Face à cette situation, différentes actions ont été mises en place pour trouver des réponses à un scandale qui dure depuis plusieurs années. Des informations judiciaires ont été ouvertes en 2024 en Guadeloupe et en Guyane pour «homicides involontaires». L’avocat Charles-Henri Coppet, qui représente neuf familles de personnes décédées et onze blessés, demande pour sa part la mise en place d’une instruction unique sur le dossier.
C’est également le cas de Me Christophe Lèguevaques qui mène de son côté une action collective, regroupant à ce jour 2 700 automobilistes, contre Stellantis. «Ce sont des personnes qui étaient très mécontentes de la désorganisation globale liée au stop drive du sud de la France alors que cela fait onze ans maintenant que Citroën est informé de la dangerosité des airbags, explique l’avocat à Libération.
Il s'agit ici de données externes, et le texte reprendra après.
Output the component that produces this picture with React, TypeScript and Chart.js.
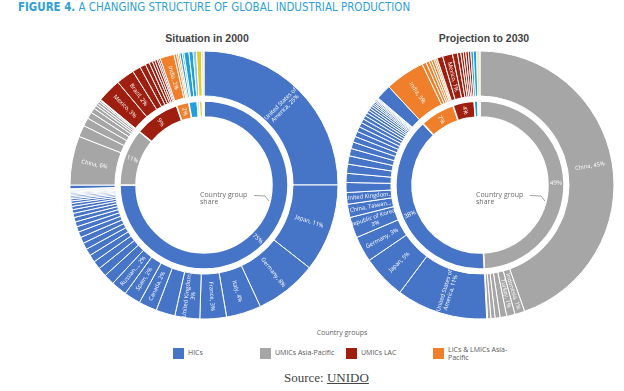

C’était une calamité, rien n’était prévu. Nous avons des clients qui ont reçu des lettres en mai et qui ont vu leurs airbags être changés en décembre. Et pendant ce temps, on leur disait de ne pas utiliser le véhicule.» Il s’attend dorénavant à recueillir les plaintes de nouveaux clients et espère obtenir «la condamnation des responsables, que ce soit les entreprises ou les dirigeants, l’indemnisation des victimes et aussi une compensation financière pour ceux n’ayant pas pu utiliser leur véhicule pendant plusieurs semaines».
L’association de consommateurs, UFC-Que Choisir, a aussi annoncé porter plainte en janvier pour pratiques commerciales trompeuses contre Stellantis afin que «les consommateurs cessent d’être les victimes d’un laxisme industriel et institutionnel inacceptable». Des députés de tous bords politiques appellent à présent à la création d’une commission d’enquête parlementaire pour éclaircir les conditions de rappels des airbags défectueux.